─── RAW DATA ───

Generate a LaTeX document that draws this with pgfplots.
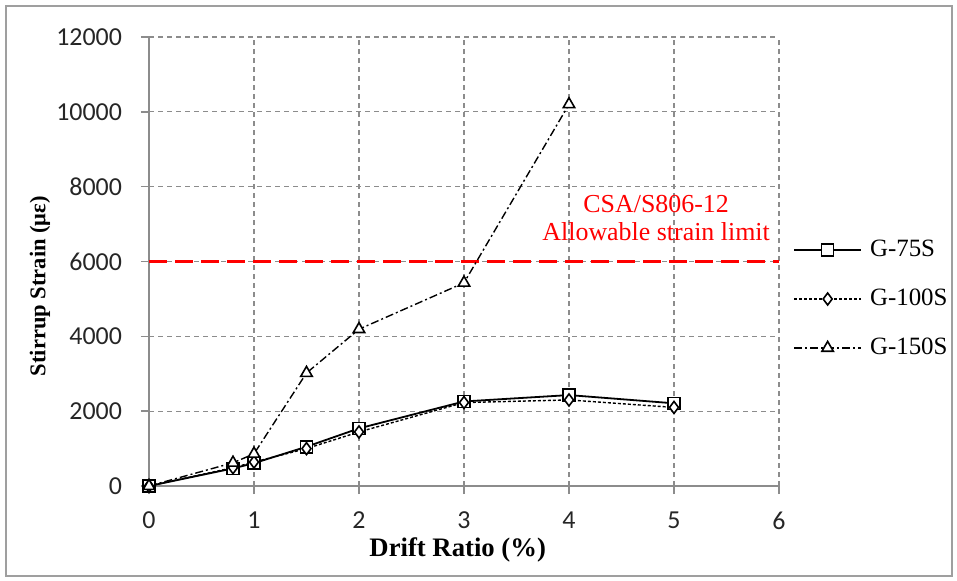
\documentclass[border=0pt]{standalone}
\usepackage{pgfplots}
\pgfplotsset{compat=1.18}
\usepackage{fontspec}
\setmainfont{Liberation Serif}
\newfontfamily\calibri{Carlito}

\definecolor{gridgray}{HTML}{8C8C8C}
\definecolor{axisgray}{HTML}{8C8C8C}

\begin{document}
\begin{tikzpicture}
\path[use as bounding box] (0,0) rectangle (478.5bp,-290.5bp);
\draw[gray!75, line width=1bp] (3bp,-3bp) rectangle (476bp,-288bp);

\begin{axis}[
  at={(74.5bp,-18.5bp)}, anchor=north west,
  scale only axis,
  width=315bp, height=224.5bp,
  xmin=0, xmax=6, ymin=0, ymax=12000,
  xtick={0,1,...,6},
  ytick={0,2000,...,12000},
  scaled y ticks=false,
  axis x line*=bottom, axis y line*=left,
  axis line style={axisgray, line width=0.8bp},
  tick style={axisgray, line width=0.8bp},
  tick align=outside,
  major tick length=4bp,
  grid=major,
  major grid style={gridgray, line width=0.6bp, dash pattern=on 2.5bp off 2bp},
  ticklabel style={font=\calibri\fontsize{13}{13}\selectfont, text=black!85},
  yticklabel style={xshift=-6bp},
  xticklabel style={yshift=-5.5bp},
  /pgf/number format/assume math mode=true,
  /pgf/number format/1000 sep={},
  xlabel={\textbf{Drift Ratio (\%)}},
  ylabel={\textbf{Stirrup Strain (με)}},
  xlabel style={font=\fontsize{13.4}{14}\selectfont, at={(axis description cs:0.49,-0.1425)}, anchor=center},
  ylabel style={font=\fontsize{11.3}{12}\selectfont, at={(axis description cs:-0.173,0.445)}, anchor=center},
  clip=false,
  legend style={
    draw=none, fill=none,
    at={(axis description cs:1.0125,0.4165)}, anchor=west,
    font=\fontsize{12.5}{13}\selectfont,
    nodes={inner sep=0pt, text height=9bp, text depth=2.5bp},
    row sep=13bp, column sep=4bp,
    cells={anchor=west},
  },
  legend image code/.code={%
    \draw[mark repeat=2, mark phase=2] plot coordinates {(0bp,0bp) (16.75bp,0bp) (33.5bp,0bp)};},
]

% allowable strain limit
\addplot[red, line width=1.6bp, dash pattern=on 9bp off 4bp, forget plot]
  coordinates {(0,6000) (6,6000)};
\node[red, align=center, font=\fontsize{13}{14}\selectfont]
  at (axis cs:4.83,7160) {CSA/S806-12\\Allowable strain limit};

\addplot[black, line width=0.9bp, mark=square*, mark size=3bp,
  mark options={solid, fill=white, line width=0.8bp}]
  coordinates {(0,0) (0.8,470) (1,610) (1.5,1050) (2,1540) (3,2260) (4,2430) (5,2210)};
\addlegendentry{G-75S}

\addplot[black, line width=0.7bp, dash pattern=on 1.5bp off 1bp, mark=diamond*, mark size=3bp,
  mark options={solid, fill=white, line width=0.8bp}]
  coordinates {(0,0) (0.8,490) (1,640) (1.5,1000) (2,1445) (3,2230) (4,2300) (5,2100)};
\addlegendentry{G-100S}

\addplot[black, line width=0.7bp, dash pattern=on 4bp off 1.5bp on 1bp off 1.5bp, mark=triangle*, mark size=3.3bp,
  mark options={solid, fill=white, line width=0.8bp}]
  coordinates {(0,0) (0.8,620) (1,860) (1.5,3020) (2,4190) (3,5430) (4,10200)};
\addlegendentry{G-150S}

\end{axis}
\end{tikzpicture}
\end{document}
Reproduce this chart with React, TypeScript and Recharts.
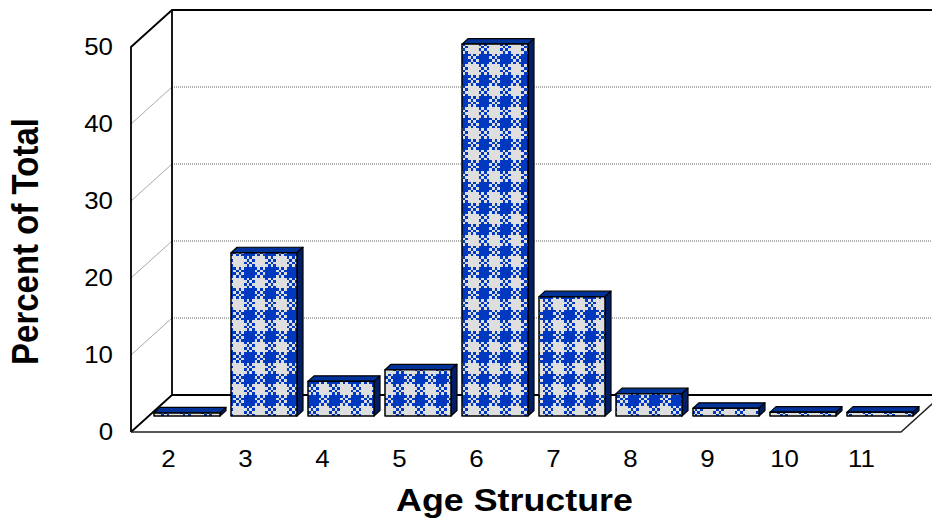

───

Copy out all the entries exactly. Images stay out of the copy.

Generate a LaTeX document that draws this with pgfplots.
\documentclass[border=0pt]{standalone}
\usepackage{pgfplots}
\pgfplotsset{compat=1.18}
\usepackage{fontspec}
\setmainfont{Liberation Serif}
\newfontfamily\calibri{Carlito}

\definecolor{gridgray}{HTML}{8C8C8C}
\definecolor{axisgray}{HTML}{8C8C8C}

\begin{document}
\begin{tikzpicture}
\path[use as bounding box] (0,0) rectangle (478.5bp,-290.5bp);
\draw[gray!75, line width=1bp] (3bp,-3bp) rectangle (476bp,-288bp);

\begin{axis}[
  at={(74.5bp,-18.5bp)}, anchor=north west,
  scale only axis,
  width=315bp, height=224.5bp,
  xmin=0, xmax=6, ymin=0, ymax=12000,
  xtick={0,1,...,6},
  ytick={0,2000,...,12000},
  scaled y ticks=false,
  axis x line*=bottom, axis y line*=left,
  axis line style={axisgray, line width=0.8bp},
  tick style={axisgray, line width=0.8bp},
  tick align=outside,
  major tick length=4bp,
  grid=major,
  major grid style={gridgray, line width=0.6bp, dash pattern=on 2.5bp off 2bp},
  ticklabel style={font=\calibri\fontsize{13}{13}\selectfont, text=black!85},
  yticklabel style={xshift=-6bp},
  xticklabel style={yshift=-5.5bp},
  /pgf/number format/assume math mode=true,
  /pgf/number format/1000 sep={},
  xlabel={\textbf{Drift Ratio (\%)}},
  ylabel={\textbf{Stirrup Strain (με)}},
  xlabel style={font=\fontsize{13.4}{14}\selectfont, at={(axis description cs:0.49,-0.1425)}, anchor=center},
  ylabel style={font=\fontsize{11.3}{12}\selectfont, at={(axis description cs:-0.173,0.445)}, anchor=center},
  clip=false,
  legend style={
    draw=none, fill=none,
    at={(axis description cs:1.0125,0.4165)}, anchor=west,
    font=\fontsize{12.5}{13}\selectfont,
    nodes={inner sep=0pt, text height=9bp, text depth=2.5bp},
    row sep=13bp, column sep=4bp,
    cells={anchor=west},
  },
  legend image code/.code={%
    \draw[mark repeat=2, mark phase=2] plot coordinates {(0bp,0bp) (16.75bp,0bp) (33.5bp,0bp)};},
]

% allowable strain limit
\addplot[red, line width=1.6bp, dash pattern=on 9bp off 4bp, forget plot]
  coordinates {(0,6000) (6,6000)};
\node[red, align=center, font=\fontsize{13}{14}\selectfont]
  at (axis cs:4.83,7160) {CSA/S806-12\\Allowable strain limit};

\addplot[black, line width=0.9bp, mark=square*, mark size=3bp,
  mark options={solid, fill=white, line width=0.8bp}]
  coordinates {(0,0) (0.8,470) (1,610) (1.5,1050) (2,1540) (3,2260) (4,2430) (5,2210)};
\addlegendentry{G-75S}

\addplot[black, line width=0.7bp, dash pattern=on 1.5bp off 1bp, mark=diamond*, mark size=3bp,
  mark options={solid, fill=white, line width=0.8bp}]
  coordinates {(0,0) (0.8,490) (1,640) (1.5,1000) (2,1445) (3,2230) (4,2300) (5,2100)};
\addlegendentry{G-100S}

\addplot[black, line width=0.7bp, dash pattern=on 4bp off 1.5bp on 1bp off 1.5bp, mark=triangle*, mark size=3.3bp,
  mark options={solid, fill=white, line width=0.8bp}]
  coordinates {(0,0) (0.8,620) (1,860) (1.5,3020) (2,4190) (3,5430) (4,10200)};
\addlegendentry{G-150S}

\end{axis}
\end{tikzpicture}
\end{document}
Reproduce this chart with React, TypeScript and Recharts.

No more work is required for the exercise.